#### Exercise aim:
Print all of the lines exactly. Any picture among them stays out.

#### Supplied data:
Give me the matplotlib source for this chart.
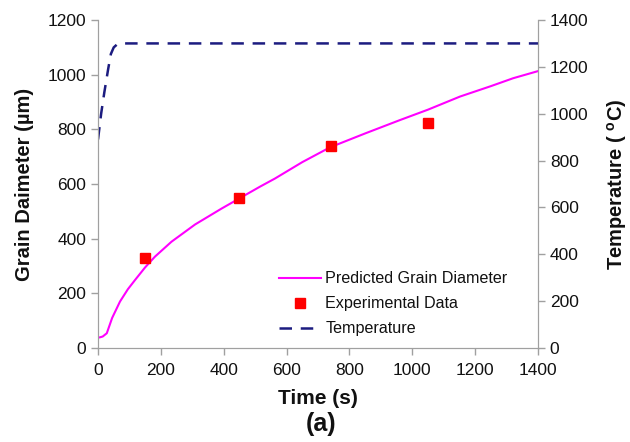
import matplotlib
matplotlib.use("Agg")
import matplotlib.pyplot as plt

plt.rcParams['font.family'] = ['Liberation Sans', 'DejaVu Sans']
plt.rcParams['mathtext.fontset'] = 'custom'
plt.rcParams['mathtext.rm'] = 'Liberation Sans:bold'
plt.rcParams['mathtext.it'] = 'Liberation Sans:bold'
plt.rcParams['mathtext.bf'] = 'Liberation Sans:bold'

# Predicted grain diameter (um) vs time (s)
pred_t = [0, 6, 15, 28, 45, 70, 95, 118, 150, 181, 234, 309, 393, 457, 515, 563,
          650, 738, 850, 961, 1050, 1152, 1250, 1321, 1400]
pred_d = [38, 39, 42, 54, 110, 170, 215, 249, 295, 334, 389, 452, 510, 552, 590, 620,
          680, 734, 785, 834, 872, 920, 958, 987, 1013]

# Experimental data
exp_t = [150, 450, 740, 1050]
exp_d = [330, 550, 740, 822]

# Temperature (C) vs time (s)
temp_t = [0, 10, 20, 32, 41, 50, 60, 75, 1400]
temp_c = [890, 1000, 1090, 1188, 1255, 1283, 1295, 1300, 1300]

fig = plt.figure(figsize=(6.3, 4.42), dpi=100)
ax = fig.add_axes([98/630, 1-348/442, 440/630, 328/442])
ax2 = ax.twinx()

l1, = ax.plot(pred_t, pred_d, color='#ff00ff', lw=1.5, label='Predicted Grain Diameter')
l2, = ax.plot(exp_t, exp_d, 's', color='#ff0000', ms=7, label='Experimental Data', zorder=5)
l3, = ax2.plot(temp_t, temp_c, color='#1c1c80', lw=1.8, dashes=(5, 3.5), label='Temperature')

ax.set_xlim(0, 1400)
ax.set_ylim(0, 1200)
ax2.set_ylim(0, 1400)
ax.set_xticks(range(0, 1401, 200))
ax.set_yticks(range(0, 1201, 200))
ax2.set_yticks(range(0, 1401, 200))

spine_col = '#a0a0a0'
for a in (ax, ax2):
    a.spines['top'].set_visible(False)
    for s in ('left', 'right', 'bottom'):
        a.spines[s].set_color(spine_col)
    a.tick_params(colors=spine_col, labelcolor='#111111', labelsize=12.5, length=5, width=1)
ax.tick_params(axis='x', pad=6)

ax.set_xlabel('Time (s)', fontsize=15, fontweight='bold', labelpad=8, color='#111111')
ax.set_ylabel('Grain Daimeter (µm)', fontsize=14.5, fontweight='bold', labelpad=10, color='#111111')
ax2.set_ylabel(r'Temperature ( $^{\mathrm{o}}$C)', fontsize=14.5, fontweight='bold', labelpad=12,
               color='#111111')

leg = ax2.legend(handles=[l1, l2, l3], loc='upper left', frameon=False,
                 bbox_to_anchor=(268/630, 1-260/442), bbox_transform=fig.transFigure,
                 fontsize=11.6, handlelength=2.6, labelspacing=0.62, handletextpad=0.25,
                 borderpad=0.2, labelcolor='#111111')

fig.text(0.51, 1-424/442, '(a)', ha='center', va='center', fontsize=18, fontweight='bold',
         color='#111111')

fig.savefig('out.png', dpi=100)
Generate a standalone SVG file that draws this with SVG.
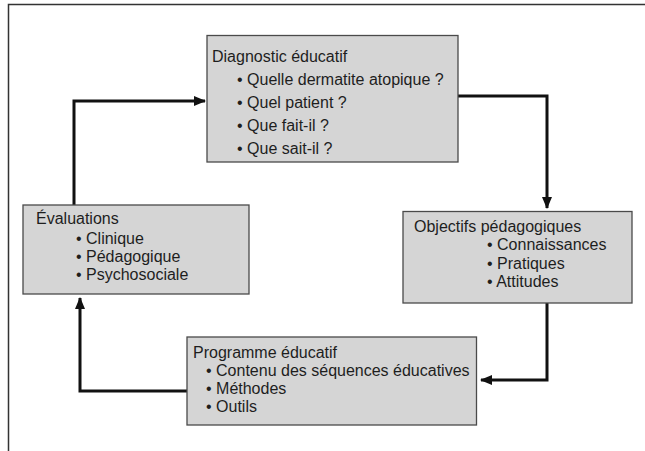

#### Answer for the task:
Give me the matplotlib source for this chart.
import matplotlib
matplotlib.use("Agg")
import matplotlib.pyplot as plt

plt.rcParams['font.family'] = ['Liberation Sans', 'DejaVu Sans']
plt.rcParams['mathtext.fontset'] = 'custom'
plt.rcParams['mathtext.rm'] = 'Liberation Sans:bold'
plt.rcParams['mathtext.it'] = 'Liberation Sans:bold'
plt.rcParams['mathtext.bf'] = 'Liberation Sans:bold'

# Predicted grain diameter (um) vs time (s)
pred_t = [0, 6, 15, 28, 45, 70, 95, 118, 150, 181, 234, 309, 393, 457, 515, 563,
          650, 738, 850, 961, 1050, 1152, 1250, 1321, 1400]
pred_d = [38, 39, 42, 54, 110, 170, 215, 249, 295, 334, 389, 452, 510, 552, 590, 620,
          680, 734, 785, 834, 872, 920, 958, 987, 1013]

# Experimental data
exp_t = [150, 450, 740, 1050]
exp_d = [330, 550, 740, 822]

# Temperature (C) vs time (s)
temp_t = [0, 10, 20, 32, 41, 50, 60, 75, 1400]
temp_c = [890, 1000, 1090, 1188, 1255, 1283, 1295, 1300, 1300]

fig = plt.figure(figsize=(6.3, 4.42), dpi=100)
ax = fig.add_axes([98/630, 1-348/442, 440/630, 328/442])
ax2 = ax.twinx()

l1, = ax.plot(pred_t, pred_d, color='#ff00ff', lw=1.5, label='Predicted Grain Diameter')
l2, = ax.plot(exp_t, exp_d, 's', color='#ff0000', ms=7, label='Experimental Data', zorder=5)
l3, = ax2.plot(temp_t, temp_c, color='#1c1c80', lw=1.8, dashes=(5, 3.5), label='Temperature')

ax.set_xlim(0, 1400)
ax.set_ylim(0, 1200)
ax2.set_ylim(0, 1400)
ax.set_xticks(range(0, 1401, 200))
ax.set_yticks(range(0, 1201, 200))
ax2.set_yticks(range(0, 1401, 200))

spine_col = '#a0a0a0'
for a in (ax, ax2):
    a.spines['top'].set_visible(False)
    for s in ('left', 'right', 'bottom'):
        a.spines[s].set_color(spine_col)
    a.tick_params(colors=spine_col, labelcolor='#111111', labelsize=12.5, length=5, width=1)
ax.tick_params(axis='x', pad=6)

ax.set_xlabel('Time (s)', fontsize=15, fontweight='bold', labelpad=8, color='#111111')
ax.set_ylabel('Grain Daimeter (µm)', fontsize=14.5, fontweight='bold', labelpad=10, color='#111111')
ax2.set_ylabel(r'Temperature ( $^{\mathrm{o}}$C)', fontsize=14.5, fontweight='bold', labelpad=12,
               color='#111111')

leg = ax2.legend(handles=[l1, l2, l3], loc='upper left', frameon=False,
                 bbox_to_anchor=(268/630, 1-260/442), bbox_transform=fig.transFigure,
                 fontsize=11.6, handlelength=2.6, labelspacing=0.62, handletextpad=0.25,
                 borderpad=0.2, labelcolor='#111111')

fig.text(0.51, 1-424/442, '(a)', ha='center', va='center', fontsize=18, fontweight='bold',
         color='#111111')

fig.savefig('out.png', dpi=100)
Generate a standalone SVG file that draws this with SVG.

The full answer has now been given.